Ethics of using human shield

  • A territory is nothing without its people. Keeping Kashmir engaged with the idea of India means building bridges with its people, and giving them stakes in it.
  • Army sources have been quoted as saying it was for just about 100 metres. But such questions relating to distance are hardly the issue. The larger point here is that, it amounts to an instance of gross human rights violation, and must officially be called out in clear terms.
  • Even the instances like this and other scenes of alleged excesses by soldiers are washing away all the progress achieved in the Valley.
  • At last, the arguments that this was the “best way” to teach the Valley’s stone pelters a lesson, or that this method “saved lives” as the soldiers did not have to shoot anyone, or that soldiers have a right to protect themselves even if it means tying a man to their jeep, do not hold.
  • Quite simply, the state cannot equate itself with those challenging its writ. If it does so, it runs the risk of losing its moral legitimacy over them.

Way ahead

  • Government and particularly the Army must send out a message to every soldier in the Valley, and elsewhere in the country too, that such aberrations will not be tolerated.

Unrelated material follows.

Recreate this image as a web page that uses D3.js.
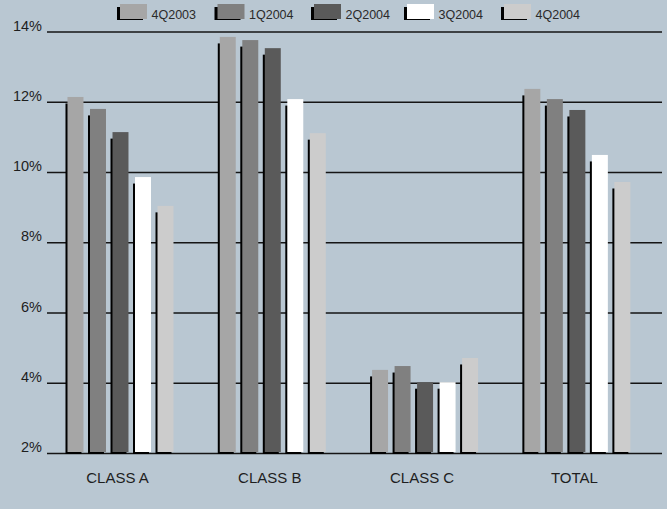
<!DOCTYPE html>
<html><head><meta charset="utf-8">
<script src="https://cdn.jsdelivr.net/npm/d3@7"></script>
<style>
html,body{margin:0;padding:0;background:#b9c7d2;}
svg{display:block;}
text{font-family:"Liberation Sans",Arial,sans-serif;}
</style></head>
<body>
<svg id="chart" width="667" height="509"></svg>
<script>
const categories = ["CLASS A", "CLASS B", "CLASS C", "TOTAL"];
const seriesNames = ["4Q2003", "1Q2004", "2Q2004", "3Q2004", "4Q2004"];
const seriesColors = ["#a6a6a6", "#808080", "#5a5a5a", "#ffffff", "#cccccc"];
const s4Q2003 = [12.15, 13.86, 4.38, 12.38];
const s1Q2004 = [11.81, 13.77, 4.49, 12.09];
const s2Q2004 = [11.15, 13.54, 4.03, 11.78];
const s3Q2004 = [9.87, 12.09, 4.03, 10.50];
const s4Q2004 = [9.05, 11.12, 4.72, 9.73];
const yTicks = [2, 4, 6, 8, 10, 12, 14];
const seriesValues = [s4Q2003, s1Q2004, s2Q2004, s3Q2004, s4Q2004];

const svg = d3.select("#chart");
const y = d3.scaleLinear().domain([2, 14]).range([453.5, 32]);
const x0 = d3.scaleBand().domain(categories).range([44.65, 653.2]).paddingInner(0.304).paddingOuter(0.15);
const x1 = d3.scaleBand().domain(seriesNames).range([0, x0.bandwidth()]).paddingInner(0.29).paddingOuter(0);

// gridlines
svg.append("g").selectAll("line").data(yTicks).join("line")
  .attr("x1", 47).attr("x2", 662)
  .attr("y1", d => y(d)).attr("y2", d => y(d))
  .attr("stroke", "#151515").attr("stroke-width", 1.6);

// y labels
svg.append("g").selectAll("text").data(yTicks).join("text")
  .attr("x", 42).attr("y", d => y(d) - 1.5)
  .attr("text-anchor", "end")
  .attr("font-size", 14.5).attr("fill", "#1e1e1e")
  .text(d => d + "%");

// bars
const data = [];
categories.forEach((c, ci) => seriesNames.forEach((s, si) => data.push({c, s, si, v: seriesValues[si][ci]})));
const g = svg.append("g");
g.selectAll("rect.sh").data(data).join("rect").attr("class", "sh")
  .attr("x", d => x0(d.c) + x1(d.s) - 2)
  .attr("y", d => y(d.v) + 6.5)
  .attr("width", x1.bandwidth())
  .attr("height", d => y(2) + 0.5 - y(d.v) - 6.5)
  .attr("fill", "#000");
g.selectAll("rect.bar").data(data).join("rect").attr("class", "bar")
  .attr("x", d => x0(d.c) + x1(d.s))
  .attr("y", d => y(d.v))
  .attr("width", x1.bandwidth())
  .attr("height", d => y(2) - 1.5 - y(d.v))
  .attr("fill", d => seriesColors[d.si]);

// category labels
svg.append("g").selectAll("text").data(categories).join("text")
  .attr("x", d => x0(d) + x0.bandwidth() / 2 - 3)
  .attr("y", 483)
  .attr("text-anchor", "middle")
  .attr("font-size", 15).attr("fill", "#1e1e1e")
  .text(d => d);

// legend
const legX = [120, 217.5, 314, 407, 504];
const leg = svg.append("g").selectAll("g").data(seriesNames).join("g")
  .attr("transform", (d, i) => `translate(${legX[i]},0)`);
leg.append("rect").attr("x", -3).attr("y", 7).attr("width", 26).attr("height", 13).attr("fill", "#000");
leg.append("rect").attr("x", 0).attr("y", 4).attr("width", 27).attr("height", 15)
  .attr("fill", (d, i) => seriesColors[i]);
leg.append("text").attr("x", 31.5).attr("y", 18.5)
  .attr("font-size", 12.5).attr("fill", "#2a2a2a").text(d => d);
</script>
</body></html>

Because they tarnish the image of the army as an institution.
  • Moreover, Army’s response must also publicly affirm its Code of Conduct vis-à-vis civilians, which includes the clause, “Violation of human rights must be avoided under all circumstances, even at the cost of operational success.”

Question: Though Indian armed forces have been far disciplined and efficient but what possible reforms should be initiated in the army to sensitize the personnel so that anytime in future it is not even accused of any sort of alleged war crimes?